Joshua Ortiz Baco is the digital scholarship librarian at the University of Tennessee Libraries, Knoxville.

Jim Casey is an assistant professor of African American Studies, History, and English at Penn State.

Benjamin Charles Germain Lee is a PhD candidate in Computer Sciences and Engineering at the University of Washington.

Sarah H. Salter is an associate professor of English at Texas A&M–Corpus Christi.

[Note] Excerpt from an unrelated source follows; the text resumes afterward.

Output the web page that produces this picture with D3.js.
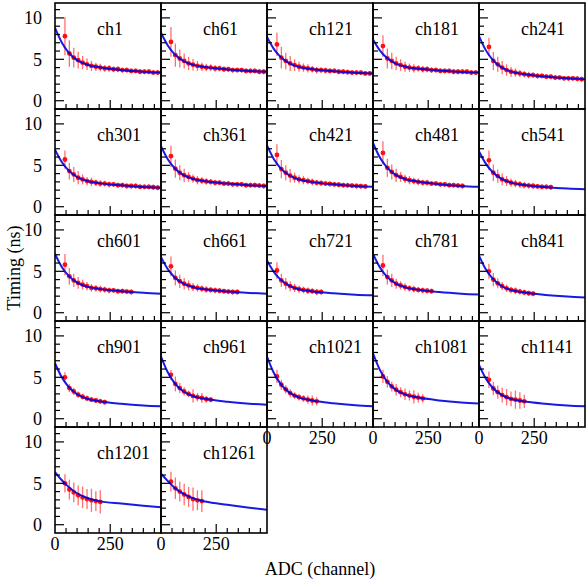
<!doctype html>
<html lang="en">
<head>
  <meta charset="utf-8">
  <title>Timing vs ADC</title>
  <script src="https://d3js.org/d3.v7.min.js" charset="utf-8"></script>
</head>
<body style="margin:0;background:#fff">
<style>
.chart text {
  font-family: "Liberation Serif", "Times New Roman", serif;
  font-size: 18px;
  fill: black;
}
</style>
<svg class="chart"></svg>
<script>
var channels = ["ch1","ch61","ch121","ch181","ch241",
                "ch301","ch361","ch421","ch481","ch541",
                "ch601","ch661","ch721","ch781","ch841",
                "ch901","ch961","ch1021","ch1081","ch1141",
                "ch1201","ch1261"];

// fitted curve, sampled at these ADC values
var fitAdc = [0, 30, 60, 100, 150, 200, 300, 400, 480];
var fitTiming = [
  [8.8, 7.07, 5.88, 4.91, 4.32, 4.05, 3.72, 3.51, 3.4],
  [8.2, 6.7, 5.66, 4.82, 4.3, 4.06, 3.78, 3.59, 3.5],
  [7.7, 6.29, 5.32, 4.53, 4.05, 3.83, 3.56, 3.39, 3.3],
  [7.4, 6.12, 5.24, 4.52, 4.08, 3.88, 3.64, 3.48, 3.4],
  [7.8, 6.14, 4.99, 4.06, 3.48, 3.22, 2.91, 2.7, 2.6],
  [6.9, 5.43, 4.42, 3.59, 3.08, 2.85, 2.58, 2.39, 2.3],
  [7.3, 5.76, 4.71, 3.84, 3.32, 3.08, 2.79, 2.6, 2.5],
  [7.4, 5.8, 4.7, 3.8, 3.25, 3.0, 2.7, 2.5, 2.4],
  [7.7, 6.0, 4.84, 3.88, 3.3, 3.04, 2.72, 2.51, 2.4],
  [6.7, 5.23, 4.22, 3.39, 2.88, 2.65, 2.38, 2.19, 2.1],
  [7.1, 5.56, 4.51, 3.64, 3.12, 2.88, 2.59, 2.4, 2.3],
  [6.7, 5.29, 4.32, 3.53, 3.05, 2.83, 2.56, 2.39, 2.3],
  [6.3, 4.96, 4.03, 3.28, 2.81, 2.6, 2.35, 2.18, 2.1],
  [7.1, 5.53, 4.45, 3.57, 3.03, 2.79, 2.49, 2.3, 2.2],
  [6.9, 5.28, 4.17, 3.26, 2.71, 2.46, 2.15, 1.95, 1.85],
  [6.7, 5.04, 3.89, 2.96, 2.38, 2.12, 1.81, 1.6, 1.5],
  [7.5, 5.64, 4.37, 3.32, 2.69, 2.4, 2.05, 1.82, 1.7],
  [7.5, 5.58, 4.26, 3.18, 2.52, 2.22, 1.86, 1.62, 1.5],
  [7.9, 5.96, 4.63, 3.54, 2.88, 2.58, 2.21, 1.97, 1.85],
  [6.5, 4.9, 3.8, 2.9, 2.35, 2.1, 1.8, 1.6, 1.5],
  [6.35, 5.4, 4.6, 3.8, 3.2, 2.85, 2.55, 2.3, 2.1],
  [6.15, 5.3, 4.5, 3.75, 3.15, 2.8, 2.4, 2.05, 1.8]
];

// measured points (ADC bin centres)
var pointAdc = [45, 65, 85, 105, 125, 145, 165, 185, 205, 225, 245,
                265, 285, 305, 325, 345, 365, 385, 405, 425, 445, 465];
var pointTiming = [
  [7.8, 5.7, 5.2, 4.9, 4.6, 4.4, 4.2, 4.1, 4.0, 3.9, 3.9, 3.8, 3.8, 3.7, 3.7, 3.6, 3.6, 3.5, 3.5, 3.5, 3.4, 3.4],
  [7.1, 5.5, 5.1, 4.8, 4.5, 4.35, 4.2, 4.1, 4.0, 4.0, 3.9, 3.9, 3.8, 3.8, 3.7, 3.7, 3.7, 3.6, 3.6, 3.6, 3.5, 3.5],
  [6.8, 5.2, 4.8, 4.5, 4.3, 4.1, 4.0, 3.9, 3.8, 3.7, 3.7, 3.65, 3.6, 3.6, 3.5, 3.5, 3.45, 3.4, 3.4, 3.4, 3.3, 3.3],
  [6.6, 5.1, 4.8, 4.5, 4.3, 4.1, 4.0, 3.9, 3.9, 3.8, 3.8, 3.7, 3.7, 3.6, 3.6, 3.6, 3.5, 3.5, 3.5, 3.5, 3.4, 3.4],
  [6.5, 4.8, 4.4, 4.0, 3.7, 3.5, 3.4, 3.3, 3.2, 3.1, 3.1, 3.0, 3.0, 2.9, 2.9, 2.8, 2.8, 2.7, 2.7, 2.7, 2.65, 2.6],
  [5.7, 4.3, 3.9, 3.5, 3.3, 3.1, 3.0, 2.9, 2.8, 2.8, 2.7, 2.7, 2.6, 2.6, 2.5, 2.5, 2.5, 2.4, 2.4, 2.4, 2.35, 2.3],
  [6.1, 4.6, 4.1, 3.8, 3.6, 3.4, 3.2, 3.15, 3.05, 3.0, 2.9, 2.9, 2.8, 2.8, 2.7, 2.7, 2.7, 2.6, 2.6, 2.6, 2.55, 2.5],
  [6.25, 4.55, 4.1, 3.75, 3.5, 3.3, 3.2, 3.1, 3.0, 2.9, 2.85, 2.8, 2.75, 2.7, 2.65, 2.6, 2.58, 2.54, 2.5, 2.48, 2.45],
  [6.5, 4.7, 4.2, 3.8, 3.6, 3.35, 3.2, 3.1, 3.0, 2.9, 2.9, 2.8, 2.8, 2.7, 2.7, 2.6, 2.6, 2.55, 2.5],
  [5.6, 4.1, 3.7, 3.3, 3.1, 2.9, 2.8, 2.7, 2.6, 2.55, 2.5, 2.45, 2.4, 2.4, 2.35],
  [5.8, 4.4, 3.9, 3.6, 3.4, 3.2, 3.0, 2.95, 2.85, 2.8, 2.7, 2.7, 2.6, 2.6, 2.55, 2.5],
  [5.6, 4.2, 3.8, 3.5, 3.3, 3.1, 3.0, 2.9, 2.8, 2.75, 2.7, 2.65, 2.6, 2.55, 2.5, 2.5],
  [5.1, 3.9, 3.5, 3.2, 3.0, 2.85, 2.75, 2.65, 2.6, 2.5, 2.5],
  [5.7, 4.3, 3.9, 3.5, 3.3, 3.1, 2.95, 2.85, 2.75, 2.7, 2.65, 2.6],
  [5.0, 4.0, 3.55, 3.2, 2.95, 2.75, 2.65, 2.55, 2.45, 2.35, 2.3],
  [5.0, 3.7, 3.3, 2.9, 2.65, 2.45, 2.3, 2.2, 2.1, 2.0],
  [5.3, 4.2, 3.7, 3.3, 3.0, 2.75, 2.6, 2.5, 2.35, 2.3],
  [5.1, 4.1, 3.55, 3.1, 2.8, 2.6, 2.45, 2.3, 2.2, 2.1],
  [5.1, 4.45, 3.9, 3.5, 3.2, 2.95, 2.8, 2.65, 2.55, 2.45],
  [4.7, 3.65, 3.2, 2.85, 2.6, 2.4, 2.3, 2.2, 2.1],
  [5.0, 4.25, 3.9, 3.55, 3.3, 3.1, 2.95, 2.85, 2.75],
  [5.2, 4.4, 4.0, 3.65, 3.35, 3.1, 2.95, 2.85]
];
var pointError = [
  [2.3, 1.6, 1.2, 1.0, 0.8, 0.7, 0.6, 0.5, 0.45, 0.4, 0.4, 0.35, 0.35, 0.3, 0.3, 0.3, 0.3, 0.3, 0.3, 0.3, 0.3, 0.3],
  [1.8, 1.4, 1.1, 0.9, 0.8, 0.7, 0.6, 0.5, 0.45, 0.4, 0.4, 0.35, 0.35, 0.3, 0.3, 0.3, 0.3, 0.3, 0.3, 0.3, 0.3, 0.3],
  [1.4, 1.3, 1.0, 0.9, 0.7, 0.6, 0.5, 0.5, 0.4, 0.4, 0.35, 0.35, 0.3, 0.3, 0.3, 0.3, 0.3, 0.3, 0.3, 0.3, 0.3, 0.3],
  [1.3, 1.2, 1.0, 0.8, 0.7, 0.6, 0.5, 0.5, 0.4, 0.4, 0.35, 0.35, 0.3, 0.3, 0.3, 0.3, 0.3, 0.3, 0.3, 0.3, 0.3, 0.3],
  [1.1, 1.1, 0.9, 0.8, 0.7, 0.6, 0.5, 0.45, 0.4, 0.4, 0.35, 0.35, 0.3, 0.3, 0.3, 0.3, 0.3, 0.3, 0.3, 0.3, 0.3, 0.3],
  [1.1, 1.0, 0.9, 0.8, 0.6, 0.5, 0.5, 0.4, 0.4, 0.35, 0.35, 0.3, 0.3, 0.3, 0.3, 0.3, 0.3, 0.3, 0.3, 0.3, 0.3, 0.3],
  [1.3, 1.1, 0.9, 0.8, 0.6, 0.5, 0.5, 0.4, 0.4, 0.35, 0.35, 0.3, 0.3, 0.3, 0.3, 0.3, 0.3, 0.3, 0.3, 0.3, 0.3, 0.3],
  [1.3, 1.1, 0.9, 0.8, 0.6, 0.5, 0.5, 0.4, 0.4, 0.35, 0.35, 0.3, 0.3, 0.3, 0.3, 0.3, 0.3, 0.3, 0.3, 0.3, 0.3],
  [1.4, 1.1, 0.9, 0.8, 0.6, 0.5, 0.5, 0.4, 0.4, 0.35, 0.35, 0.3, 0.3, 0.3, 0.3, 0.3, 0.3, 0.3, 0.3],
  [1.2, 1.0, 0.8, 0.7, 0.6, 0.5, 0.45, 0.4, 0.4, 0.35, 0.35, 0.3, 0.3, 0.3, 0.3],
  [1.3, 1.0, 0.8, 0.7, 0.6, 0.5, 0.45, 0.4, 0.4, 0.35, 0.35, 0.3, 0.3, 0.3, 0.3, 0.3],
  [1.2, 0.9, 0.8, 0.7, 0.6, 0.5, 0.45, 0.4, 0.4, 0.35, 0.35, 0.3, 0.3, 0.3, 0.3, 0.3],
  [1.0, 0.8, 0.7, 0.6, 0.5, 0.45, 0.4, 0.4, 0.35, 0.35, 0.3],
  [1.3, 0.9, 0.8, 0.6, 0.5, 0.45, 0.4, 0.4, 0.35, 0.35, 0.3, 0.3],
  [0.9, 0.8, 0.6, 0.5, 0.45, 0.4, 0.4, 0.35, 0.35, 0.3, 0.3],
  [0.6, 0.5, 0.45, 0.4, 0.35, 0.35, 0.3, 0.3, 0.3, 0.3],
  [0.6, 0.9, 0.6, 0.5, 0.4, 0.8, 0.5, 0.6, 0.4, 0.3],
  [0.8, 0.6, 0.5, 0.5, 0.4, 0.4, 0.4, 0.5, 0.6, 0.5],
  [0.8, 0.7, 0.6, 0.7, 0.6, 0.7, 0.6, 0.8, 0.6, 0.5],
  [1.0, 0.8, 0.8, 0.9, 1.0, 0.9, 1.1, 1.0, 0.8],
  [1.1, 1.2, 1.2, 1.2, 1.3, 1.2, 1.4, 1.2, 1.4],
  [1.2, 1.3, 1.2, 1.3, 1.2, 1.4, 1.2, 1.3]
];

var xTickLabels = [0, 250];
var yTickLabels = [0, 5, 10];

var width = 588, height = 582;
var padLeft = 55, padTop = 3, cellW = 106, cellH = 106, nCols = 5;

var svg = d3.select(".chart")
  .attr("width", width)
  .attr("height", height);

var x = d3.scaleLinear().domain([0, 480]).range([0, cellW]);
var y = d3.scaleLinear().domain([-1, 11.8]).range([cellH, 0]);

var line = d3.line()
  .x(function(d) { return x(d[0]); })
  .y(function(d) { return y(d[1]); })
  .curve(d3.curveMonotoneX);

svg.append("defs").append("clipPath").attr("id", "cell")
  .append("rect").attr("width", cellW).attr("height", cellH);

channels.forEach(function(name, i) {
  var col = i % nCols, row = Math.floor(i / nCols);
  var g = svg.append("g")
    .attr("transform", "translate(" + (padLeft + col * cellW) + "," + (padTop + row * cellH) + ")");

  var plot = g.append("g").attr("clip-path", "url(#cell)");

  var pts = pointTiming[i].map(function(t, k) {
    return { adc: pointAdc[k], t: t, e: pointError[i][k] };
  });

  plot.selectAll("line.err")
    .data(pts)
  .enter().append("line")
    .attr("class", "err")
    .attr("x1", function(d) { return x(d.adc); })
    .attr("x2", function(d) { return x(d.adc); })
    .attr("y1", function(d) { return y(d.t - d.e); })
    .attr("y2", function(d) { return y(d.t + d.e); })
    .attr("stroke", "#ff3030")
    .attr("stroke-opacity", 0.7)
    .attr("stroke-width", 1.3);

  plot.selectAll("circle.pt")
    .data(pts)
  .enter().append("circle")
    .attr("class", "pt")
    .attr("cx", function(d) { return x(d.adc); })
    .attr("cy", function(d) { return y(d.t); })
    .attr("r", 2.4)
    .attr("fill", "#ff1010");

  plot.append("path")
    .datum(fitAdc.map(function(a, k) { return [a, fitTiming[i][k]]; }))
    .attr("d", line)
    .attr("fill", "none")
    .attr("stroke", "#0000e0")
    .attr("stroke-opacity", 0.9)
    .attr("stroke-width", 2);

  // left ticks, inside
  g.selectAll("line.yt")
    .data(d3.range(0, 12))
  .enter().append("line")
    .attr("class", "yt")
    .attr("x1", 0)
    .attr("x2", function(d) { return d % 5 === 0 ? 9 : 5; })
    .attr("y1", function(d) { return y(d); })
    .attr("y2", function(d) { return y(d); })
    .attr("stroke", "black")
    .attr("stroke-width", 1.2);

  // bottom ticks, inside
  g.selectAll("line.xt")
    .data(d3.range(50, 480, 50))
  .enter().append("line")
    .attr("class", "xt")
    .attr("x1", function(d) { return x(d); })
    .attr("x2", function(d) { return x(d); })
    .attr("y1", cellH)
    .attr("y2", function(d) { return d % 250 === 0 ? cellH - 9 : cellH - 5; })
    .attr("stroke", "black")
    .attr("stroke-width", 1.2);

  g.append("rect")
    .attr("width", cellW)
    .attr("height", cellH)
    .attr("fill", "none")
    .attr("stroke", "black")
    .attr("stroke-width", 1.6);

  g.append("text")
    .attr("x", 42)
    .attr("y", 32)
    .text(name);

  if (col === 0) {
    g.selectAll("text.yl")
      .data(yTickLabels)
    .enter().append("text")
      .attr("class", "yl")
      .attr("x", -13)
      .attr("y", function(d) { return y(d); })
      .attr("dy", "0.35em")
      .attr("text-anchor", "end")
      .text(function(d) { return d; });
  }

  // x labels where no panel sits below
  if (i + nCols >= channels.length) {
    g.selectAll("text.xl")
      .data(xTickLabels)
    .enter().append("text")
      .attr("class", "xl")
      .attr("x", function(d) { return x(d); })
      .attr("y", cellH + 17)
      .attr("text-anchor", "middle")
      .text(function(d) { return d; });
  }
});

svg.append("text")
  .attr("transform", "translate(20," + (padTop + 2.5 * cellH) + ") rotate(-90)")
  .attr("text-anchor", "middle")
  .text("Timing (ns)");

svg.append("text")
  .attr("x", padLeft + 2.5 * cellW)
  .attr("y", 575)
  .attr("text-anchor", "middle")
  .text("ADC (channel)");
</script>
</body>
</html>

In the Editorship Studies Collective, the authors have collaborated on multiple public events and talks; a technical overview of their machine-learning analysis of newspapers has been published in CEUR Workshop Proceedings 2989 (2021). Their collaborative and single-authored essays, as well as more information about the collective, can be found at https://editorshipstudies.org.

Abstract

Digital collections of newspapers have drawn broader attention to the fragmented and scattered print histories of minoritized communities. Attempts to survey these histories through bibliography, however, quickly meet with a fundamental problem: the practice of bibliographic description calls for creating a static record of social affiliations. Given the overwhelming scholarly consensus that categories such as race, ethnicity, and language are socially constructed, this article introduces an experimental bibliographic method for mapping the vast landscape of historical newspapers. This method extends the machine learning affordances of a recent project called Newspaper Navigator to enumerate the newspapers in Chronicling America according to the visual similarity of their layouts. After explaining this method, the authors delve into the unsettled formats of one unruly example, a Spanish-language newspaper in Los Angeles, California, called La Crónica (1872–92). La Crónica changed its formats many times over the years as part of the paper’s ambitions for political influence or commercial appeal. Experimental mapping and closer analysis demonstrate that a more iterative bibliographic approach can help us better understand the serial craft of newspapers and, by extension, the force of print in forming communities.

(In the issue section "Rethinking Catalogs and Archives")

Erratum

Upon publication, the original version of this article incorrectly identified the lead author in the running head. This has been corrected to "Ortiz Baco et al." in the current version.